BY: TOM WARD

Lincoln University professor Derek Moot has discussed the challenges ahead, principally dairy farms reaching their biological maximum and dry stock farms in general still exhibiting a nitrogen deficiency.
He made the point that irrigation has taken former dryland farms from annual pasture growth of 8t DM/ha to 14t DM/ha, but it is applied nitrogen that has allowed 20t DM/ha to be grown. Similarly, in the high country, perennially very dry environments, it is the ability to capture early season moisture that determines the season’s success. The key is nitrogen (and sulphur) and that is why lupins are so effective; being a legume, lupins initiate the nitrogen cycle, promoting native tussock and cocksfoot. At Lincoln, dryland pastures increased from 9.8t DM/ha to 15.8t DM/ha simply with the addition of urea, i.e maximising growth when moisture is sufficient.
With dairy on light soils, farmers have taken nitrogen from one biological limit (a deficiency) to another biological limit (the environment) but the same principals apply to feeding dairy cows as to feeding sheep, beef and deer.
The lack of legumes in drystock farms is often due to over-grazing, destroying the legumes and depleting the pasture of the better grasses, leading to browntop dominance. Overgrazing is sometimes due to drought, at other times due to too much set stocking, e.g around lambing.
The systems change by introducing legumes is slower than if the farmer applied nitrogen fertiliser. However once completed locks in a lower cost system. The well-profiled farms of Bonaveree (Avery family) and Bog Roy (Anderson family ) with lucerne, and Tempello (Grigg family) with sub clover on uncultivatable dry hill country, are examples of significantly improving production and profit through the introduction of legumes. For wetter uncultivatable areas, or for irrigated finishing farms, red and white clover with plantain is suitable.
The change in thinking involves understanding that the legume improves spring, early summer growth; it is NOT a solution to summer droughts. Livestock policies need to be designed to utilise the improved early growth so that animals are sold by early summer. So, for example, the focus of research at Lincoln University has been to consistently grow lambs at 300kg /day for 100 days. This has been achieved at Ashley Dene, with lucerne and sub clover on Lismore stony silt loam soils, some of the lowest water holding capacity soils in NZ. Doug Avery became effectively, a farmer of water.

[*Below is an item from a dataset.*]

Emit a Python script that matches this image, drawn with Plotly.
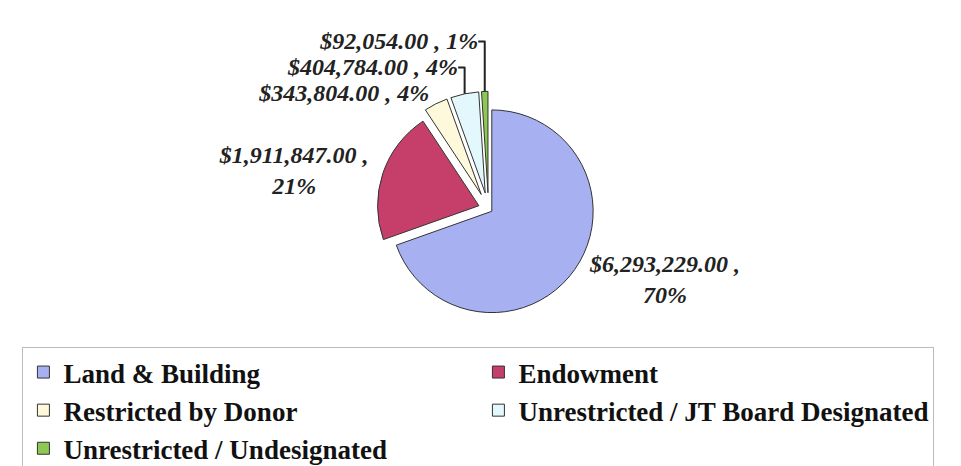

Lucerne, if it is the feed of choice, is still a challenge to manage. Its taproot makes it efficient at accessing moisture, but this attribute becomes a weakness in high rainfall years. In South Canterbury we have to deal with climate variation as much as with drought. Growing lucerne on medium slopes assists with drainage. Lucerne can also be very high in protein in early summer and needs to be balanced with a carbohydrate until it flowers. Lucerne can be difficult to grow where there is an iron pan, and it needs a pH of 5.9-6.0 to thrive. Well-managed lucerne stands are still profitable after 10 years.
In South Canterbury, lucerne can grow between 10 and 18t DM/ha/year, with 60-90 % growing by the end of December. Some farmers are reducing breeding ewe numbers in favour of lamb trading and beef fattening, reflecting the opportunities opened up through growing more early-season feed and also reducing summer stocking pressure.
There is a line of thinking that in North Island uncultivatable hill country, the success of legumes (red, white clovers, sub clover) is too reliant upon the previous season’s rainfall. Some research suggests urea should be applied as the source of nitrogen and this is supported by observations that many northern slopes have, due to lack of moisture, a very low response to phosphate. Nitrogen fertiliser is the suggested answer to a N deficiency, together with some sulphate, which leaches.

• Tom Ward is an Ashburton-based farm consultant.